Read 1 Samuel 21:1–15
For additional translations of the passage, use this link to Bible Gateway.
David went to Nob, to Ahimelek the priest. Ahimelek trembled when he met him, and asked, “Why are you alone? Why is no one with you?”
2 David answered Ahimelek the priest, “The king sent me on a mission and said to me, ‘No one is to know anything about the mission I am sending you on.’ As for my men, I have told them to meet me at a certain place. 3 Now then, what do you have on hand? Give me five loaves of bread, or whatever you can find.”
4 But the priest answered David, “I don’t have any ordinary bread on hand; however, there is some consecrated bread here—provided the men have kept themselves from women.”
5 David replied, “Indeed women have been kept from us, as usual whenever I set out. The men’s bodies are holy even on missions that are not holy. How much more so today!” 6 So the priest gave him the consecrated bread, since there was no bread there except the bread of the Presence that had been removed from before the Lord and replaced by hot bread on the day it was taken away.
7 Now one of Saul’s servants was there that day, detained before the Lord; he was Doeg the Edomite, Saul’s chief shepherd.
8 David asked Ahimelek, “Don’t you have a spear or a sword here? I haven’t brought my sword or any other weapon, because the king’s mission was urgent.”
9 The priest replied, “The sword of Goliath the Philistine, whom you killed in the Valley of Elah, is here; it is wrapped in a cloth behind the ephod. If you want it, take it; there is no sword here but that one.”

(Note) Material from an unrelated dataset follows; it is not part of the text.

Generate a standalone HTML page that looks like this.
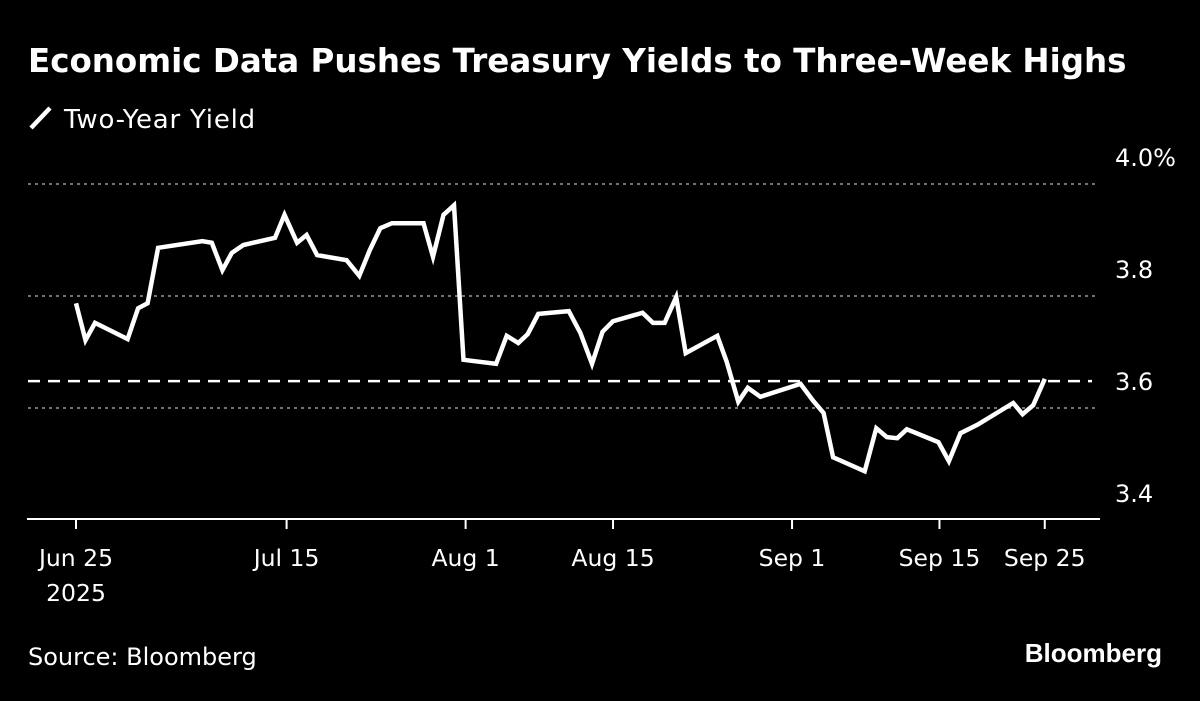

David said, “There is none like it; give it to me.”
David at Gath
10 That day David fled from Saul and went to Achish king of Gath. 11 But the servants of Achish said to him, “Isn’t this David, the king of the land? Isn’t he the one they sing about in their dances:
“‘Saul has slain his thousands,
and David his tens of thousands’?”
12 David took these words to heart and was very much afraid of Achish king of Gath. 13 So he pretended to be insane in their presence; and while he was in their hands he acted like a madman, making marks on the doors of the gate and letting saliva run down his beard.
14 Achish said to his servants, “Look at the man! He is insane! Why bring him to me? 15 Am I so short of madmen that you have to bring this fellow here to carry on like this in front of me? Must this man come into my house?”

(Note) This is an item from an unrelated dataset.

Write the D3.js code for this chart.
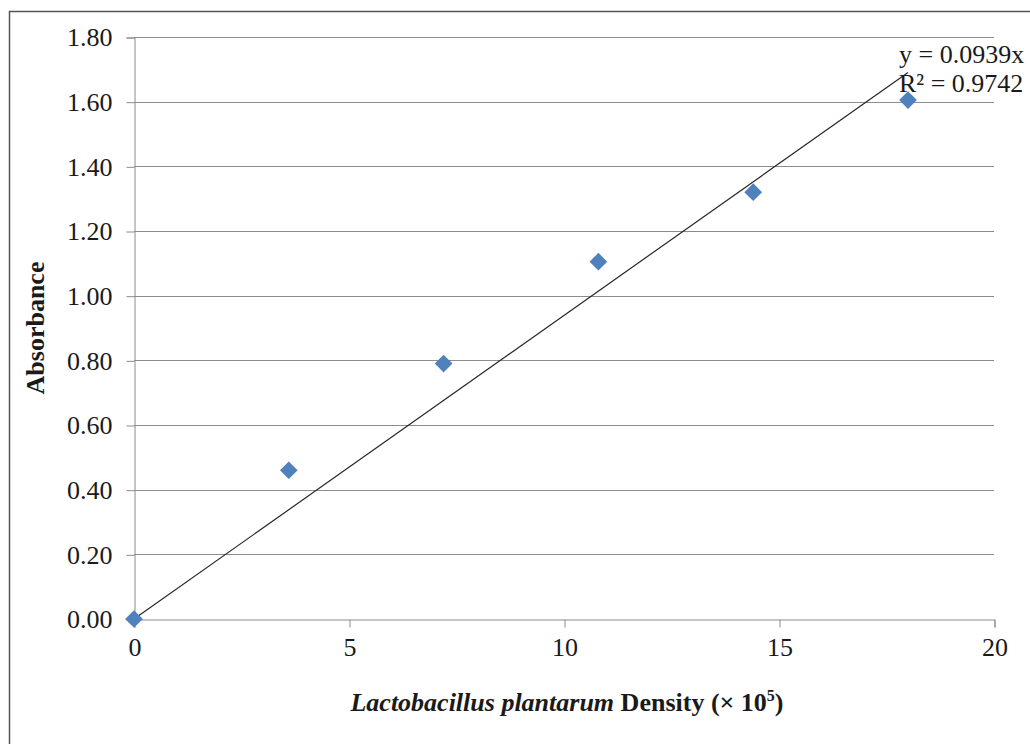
<!DOCTYPE html>
<html>
<head>
<meta charset="utf-8">
<script src="https://cdn.jsdelivr.net/npm/d3@7"></script>
<style>
  body { margin: 0; background: #fff; }
  text { font-family: "Liberation Serif", "Times New Roman", serif; }
</style>
</head>
<body>
<svg id="chart"></svg>
<script>
// data
const density = [0, 3.6, 7.2, 10.8, 14.4, 18.0];
const absorbance = [0, 0.46, 0.79, 1.105, 1.32, 1.605];
const slope = 0.0939;
const rSquared = 0.9742;
const xTicks = [0, 5, 10, 15, 20];
const yTicks = [0, 0.2, 0.4, 0.6, 0.8, 1.0, 1.2, 1.4, 1.6, 1.8];

const width = 1030;
const height = 744;

const svg = d3.select("#chart")
    .attr("width", width)
    .attr("height", height);

// outer frame
svg.append("rect")
    .attr("x", 9.5).attr("y", 11.5)
    .attr("width", 1040).attr("height", 760)
    .attr("fill", "none")
    .attr("stroke", "#555")
    .attr("stroke-width", 1.5);

const x = d3.scaleLinear().domain([0, 20]).range([134, 994]);
const y = d3.scaleLinear().domain([0, 1.8]).range([619, 37]);

// gridlines
svg.selectAll(".grid")
    .data(yTicks.filter(d => d > 0))
    .enter()
    .append("line")
    .attr("class", "grid")
    .attr("x1", x(0)).attr("x2", x(20))
    .attr("y1", d => Math.round(y(d)) + 0.5)
    .attr("y2", d => Math.round(y(d)) + 0.5)
    .attr("stroke", "#8c8c8c")
    .attr("stroke-width", 1);

// y axis
const yAxis = svg.append("g")
    .attr("transform", `translate(${x(0) + 0.5},0.5)`)
    .call(d3.axisLeft(y).tickValues(yTicks).tickFormat(d3.format(".2f")).tickSize(8).tickPadding(14));

// x axis
const xAxis = svg.append("g")
    .attr("transform", `translate(0.5,${y(0) + 0.5})`)
    .call(d3.axisBottom(x).tickValues(xTicks).tickFormat(d3.format("d")).tickSize(8).tickPadding(10));

[yAxis, xAxis].forEach(g => {
    g.select(".domain").attr("stroke", "#8c8c8c");
    g.selectAll(".tick line").attr("stroke", "#8c8c8c");
    g.selectAll(".tick text")
        .attr("fill", "#1a1a1a")
        .style("font-family", "'Liberation Serif', serif")
        .style("font-size", "26px");
});

// linear trendline through origin
const xMax = d3.max(density);
svg.append("line")
    .attr("x1", x(0)).attr("y1", y(0))
    .attr("x2", x(xMax)).attr("y2", y(slope * xMax))
    .attr("stroke", "#262626")
    .attr("stroke-width", 1.2);

// markers
svg.selectAll(".pt")
    .data(density.map((d, i) => [d, absorbance[i]]))
    .enter()
    .append("path")
    .attr("class", "pt")
    .attr("d", d3.symbol().type(d3.symbolDiamond2).size(200))
    .attr("transform", d => `translate(${x(d[0])},${y(d[1])})`)
    .attr("fill", "#4F81BD");

// equation
svg.append("text")
    .attr("x", 899).attr("y", 63)
    .attr("font-size", 26).attr("fill", "#1a1a1a")
    .text(`y = ${slope}x`);
svg.append("text")
    .attr("x", 899).attr("y", 92)
    .attr("font-size", 26).attr("fill", "#1a1a1a")
    .text(`R² = ${rSquared}`);

// axis titles
svg.append("text")
    .attr("transform", `translate(44,${(y(0) + y(1.8)) / 2}) rotate(-90)`)
    .attr("text-anchor", "middle")
    .attr("font-size", 26).attr("font-weight", "bold")
    .attr("fill", "#1a1a1a")
    .text("Absorbance");

const xt = svg.append("text")
    .attr("x", 567).attr("y", 711)
    .attr("text-anchor", "middle")
    .attr("font-size", 26).attr("font-weight", "bold")
    .attr("fill", "#1a1a1a");
xt.append("tspan").attr("font-style", "italic").text("Lactobacillus plantarum");
xt.append("tspan").text(" Density (× 10");
xt.append("tspan").attr("font-size", 16).attr("dy", -10).text("5");
xt.append("tspan").attr("dy", 10).text(")");
</script>
</body>
</html>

New International Version (NIV)
Holy Bible, New International Version®, NIV® Copyright ©1973, 1978, 1984, 2011 by Biblica, Inc.® Used by permission. All rights reserved worldwide.
Reflect
“I will put my law in their minds and write it on their hearts. I will be their God, and they will be my people” (1 Jer. 31:33).

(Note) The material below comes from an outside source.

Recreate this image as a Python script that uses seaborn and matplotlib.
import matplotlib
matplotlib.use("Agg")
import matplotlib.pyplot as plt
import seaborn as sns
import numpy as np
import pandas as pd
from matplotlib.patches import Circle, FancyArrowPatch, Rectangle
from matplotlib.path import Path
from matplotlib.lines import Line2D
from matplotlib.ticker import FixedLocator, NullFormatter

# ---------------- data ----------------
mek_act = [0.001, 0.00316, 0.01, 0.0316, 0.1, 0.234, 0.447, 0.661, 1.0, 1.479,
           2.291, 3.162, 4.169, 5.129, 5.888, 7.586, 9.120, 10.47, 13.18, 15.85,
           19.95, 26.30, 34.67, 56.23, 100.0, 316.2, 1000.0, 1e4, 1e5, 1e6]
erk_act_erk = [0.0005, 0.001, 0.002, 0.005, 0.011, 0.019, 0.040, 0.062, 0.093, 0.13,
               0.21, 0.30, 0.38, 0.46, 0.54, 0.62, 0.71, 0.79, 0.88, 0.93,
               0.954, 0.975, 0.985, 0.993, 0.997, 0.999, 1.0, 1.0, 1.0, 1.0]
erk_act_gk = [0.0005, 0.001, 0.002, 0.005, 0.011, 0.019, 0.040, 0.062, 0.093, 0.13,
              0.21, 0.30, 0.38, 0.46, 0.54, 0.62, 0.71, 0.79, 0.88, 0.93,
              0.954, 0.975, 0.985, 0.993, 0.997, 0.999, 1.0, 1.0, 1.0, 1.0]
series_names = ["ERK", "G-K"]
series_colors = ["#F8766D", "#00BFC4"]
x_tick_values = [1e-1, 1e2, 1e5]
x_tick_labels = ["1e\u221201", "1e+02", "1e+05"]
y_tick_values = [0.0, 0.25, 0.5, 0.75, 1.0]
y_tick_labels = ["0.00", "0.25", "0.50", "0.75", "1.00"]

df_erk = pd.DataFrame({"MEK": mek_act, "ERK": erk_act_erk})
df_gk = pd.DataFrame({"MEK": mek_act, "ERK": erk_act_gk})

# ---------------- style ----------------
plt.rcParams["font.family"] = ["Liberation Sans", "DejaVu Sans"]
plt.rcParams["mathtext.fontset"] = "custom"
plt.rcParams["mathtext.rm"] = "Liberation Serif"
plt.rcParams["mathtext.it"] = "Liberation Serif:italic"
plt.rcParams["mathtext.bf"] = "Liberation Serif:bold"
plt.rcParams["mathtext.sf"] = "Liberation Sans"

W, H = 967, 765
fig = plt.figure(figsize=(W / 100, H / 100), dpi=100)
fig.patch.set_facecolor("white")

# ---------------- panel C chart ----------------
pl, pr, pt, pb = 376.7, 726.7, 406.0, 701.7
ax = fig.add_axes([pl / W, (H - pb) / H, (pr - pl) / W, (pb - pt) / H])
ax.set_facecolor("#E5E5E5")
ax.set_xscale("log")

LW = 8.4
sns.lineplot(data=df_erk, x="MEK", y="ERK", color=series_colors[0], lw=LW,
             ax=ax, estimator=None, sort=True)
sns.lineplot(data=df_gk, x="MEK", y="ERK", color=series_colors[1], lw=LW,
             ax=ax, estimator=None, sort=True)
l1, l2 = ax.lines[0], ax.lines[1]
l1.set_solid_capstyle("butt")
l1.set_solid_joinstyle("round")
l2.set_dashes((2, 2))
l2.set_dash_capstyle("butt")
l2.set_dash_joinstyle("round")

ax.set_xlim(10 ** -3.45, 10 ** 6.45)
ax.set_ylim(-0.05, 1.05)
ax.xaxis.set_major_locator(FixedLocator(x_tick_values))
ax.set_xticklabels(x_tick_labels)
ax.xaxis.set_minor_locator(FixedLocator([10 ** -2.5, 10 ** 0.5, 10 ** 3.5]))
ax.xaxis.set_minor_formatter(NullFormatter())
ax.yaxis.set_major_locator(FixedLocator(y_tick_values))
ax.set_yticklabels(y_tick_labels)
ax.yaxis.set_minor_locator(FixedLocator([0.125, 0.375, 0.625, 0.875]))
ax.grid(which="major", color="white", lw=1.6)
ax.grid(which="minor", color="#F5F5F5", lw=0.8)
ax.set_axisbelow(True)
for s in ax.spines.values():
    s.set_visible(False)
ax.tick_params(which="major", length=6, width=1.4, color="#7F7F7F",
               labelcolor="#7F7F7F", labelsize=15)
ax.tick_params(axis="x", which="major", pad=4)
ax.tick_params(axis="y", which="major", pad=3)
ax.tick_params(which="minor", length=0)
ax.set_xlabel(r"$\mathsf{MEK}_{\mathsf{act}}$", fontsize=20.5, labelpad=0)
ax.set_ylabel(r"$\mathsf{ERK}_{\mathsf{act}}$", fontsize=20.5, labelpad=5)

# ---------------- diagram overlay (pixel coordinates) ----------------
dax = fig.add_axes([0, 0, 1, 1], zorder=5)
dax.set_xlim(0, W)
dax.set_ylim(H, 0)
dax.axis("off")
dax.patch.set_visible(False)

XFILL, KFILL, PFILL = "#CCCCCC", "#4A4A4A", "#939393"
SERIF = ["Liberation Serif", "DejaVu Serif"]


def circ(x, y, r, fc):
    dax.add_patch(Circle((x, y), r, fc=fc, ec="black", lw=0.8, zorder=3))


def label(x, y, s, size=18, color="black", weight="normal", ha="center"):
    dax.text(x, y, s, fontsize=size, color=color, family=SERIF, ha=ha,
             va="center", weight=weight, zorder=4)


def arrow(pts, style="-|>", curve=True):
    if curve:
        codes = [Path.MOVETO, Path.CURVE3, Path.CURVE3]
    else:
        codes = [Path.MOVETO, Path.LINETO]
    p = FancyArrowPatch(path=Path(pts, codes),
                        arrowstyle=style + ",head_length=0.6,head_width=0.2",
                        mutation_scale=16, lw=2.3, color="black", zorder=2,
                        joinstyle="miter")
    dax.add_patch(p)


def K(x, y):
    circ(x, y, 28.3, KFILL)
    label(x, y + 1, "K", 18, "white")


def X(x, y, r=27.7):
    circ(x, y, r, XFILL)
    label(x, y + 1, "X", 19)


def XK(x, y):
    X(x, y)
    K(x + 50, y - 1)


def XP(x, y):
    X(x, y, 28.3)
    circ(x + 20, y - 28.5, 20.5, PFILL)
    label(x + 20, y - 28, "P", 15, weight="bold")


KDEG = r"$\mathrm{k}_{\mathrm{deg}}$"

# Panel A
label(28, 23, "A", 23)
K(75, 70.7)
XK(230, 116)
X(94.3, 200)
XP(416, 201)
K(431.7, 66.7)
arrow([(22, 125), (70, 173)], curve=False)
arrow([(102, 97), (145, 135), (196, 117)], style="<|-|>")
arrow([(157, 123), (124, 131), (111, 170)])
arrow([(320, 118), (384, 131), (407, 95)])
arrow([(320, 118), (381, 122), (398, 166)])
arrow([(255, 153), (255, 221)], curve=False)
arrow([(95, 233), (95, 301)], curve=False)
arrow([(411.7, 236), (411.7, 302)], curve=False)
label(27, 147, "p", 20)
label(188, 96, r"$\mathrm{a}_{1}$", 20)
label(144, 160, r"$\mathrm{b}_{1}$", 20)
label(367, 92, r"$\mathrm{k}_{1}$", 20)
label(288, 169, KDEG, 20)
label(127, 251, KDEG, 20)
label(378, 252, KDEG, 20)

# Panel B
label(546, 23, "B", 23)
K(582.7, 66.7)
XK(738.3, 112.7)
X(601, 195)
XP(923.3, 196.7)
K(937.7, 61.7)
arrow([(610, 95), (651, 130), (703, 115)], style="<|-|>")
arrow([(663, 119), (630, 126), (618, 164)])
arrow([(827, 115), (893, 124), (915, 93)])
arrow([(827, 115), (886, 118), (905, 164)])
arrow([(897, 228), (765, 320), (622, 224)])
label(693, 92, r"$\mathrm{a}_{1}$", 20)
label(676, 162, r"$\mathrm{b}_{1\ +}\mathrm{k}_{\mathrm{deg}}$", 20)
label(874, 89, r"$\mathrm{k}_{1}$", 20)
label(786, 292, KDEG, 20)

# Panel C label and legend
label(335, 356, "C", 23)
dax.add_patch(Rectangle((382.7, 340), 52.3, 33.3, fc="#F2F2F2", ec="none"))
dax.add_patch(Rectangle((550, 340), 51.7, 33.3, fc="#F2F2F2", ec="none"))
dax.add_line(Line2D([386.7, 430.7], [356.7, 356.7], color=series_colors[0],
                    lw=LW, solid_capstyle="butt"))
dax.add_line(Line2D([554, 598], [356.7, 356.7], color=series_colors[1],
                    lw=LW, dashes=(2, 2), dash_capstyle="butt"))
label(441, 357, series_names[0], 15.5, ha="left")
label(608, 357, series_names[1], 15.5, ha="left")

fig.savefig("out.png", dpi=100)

It is clear in this incident of David and the holy bread that David represents the future God intends for Israel. Rituals and traditions, even those meant to display the holiness of God, must not stand in the way of God’s larger purposes but must give way to the needs of God’s kingdom. Ahimelek grasps this and gives holy things for God’s purposes in an unholy world. “What good are holy things if they cannot make a difference in a world where some seek to kill others and prevent the advent of God’s kingdom?” (Bruce C. Birch, NIB, Volume 2, 1141).
Jesus takes this otherwise obscure little incident and imbues it with eternal significance (Luke 6:3–5). Jesus’ immediate intention is to refute the Pharisees’ criticism of his disciples picking and eating grain on the Sabbath, technically harvesting and preparing food. Jesus reminds them that David and his men ate the Bread of the Presence, something restricted exclusively to the priests (Exod. 25:30; Lev. 24:5–9). To Jesus, feeding the hungry transcends a mechanical conformity to the Law. The new era Jesus inaugurates will be marked by the sweeping away of old conventions and a rereading of the Law—indeed a different perspective on all Scripture—which after him was to be understood in the light of the new revelation of God which the world was meeting in the person of Jesus.
As if to remind us that God’s purposes for the world coincide with its evil, the author casts a grim shadow over this account via the malevolent Doeg, a mercenary in Saul’s service. He is a witness to David’s actions and will later recount the incident to Saul (1 Sam. 22:9,10). David accepts the gift of Goliath’s weapon (1 Sam. 21:9). He will never stain it with Israelite blood. The same cannot be said of Doeg. In assisting David, Ahimelek has signed his own death warrant.
Apply
Do you feel God’s law in your mind and on your heart? How do you respond to this love?
Closing prayer
Help us, O Lord, not to ignore the law written on our hearts. Where evil attacks us, give us grace to follow the law of love rather than judgment.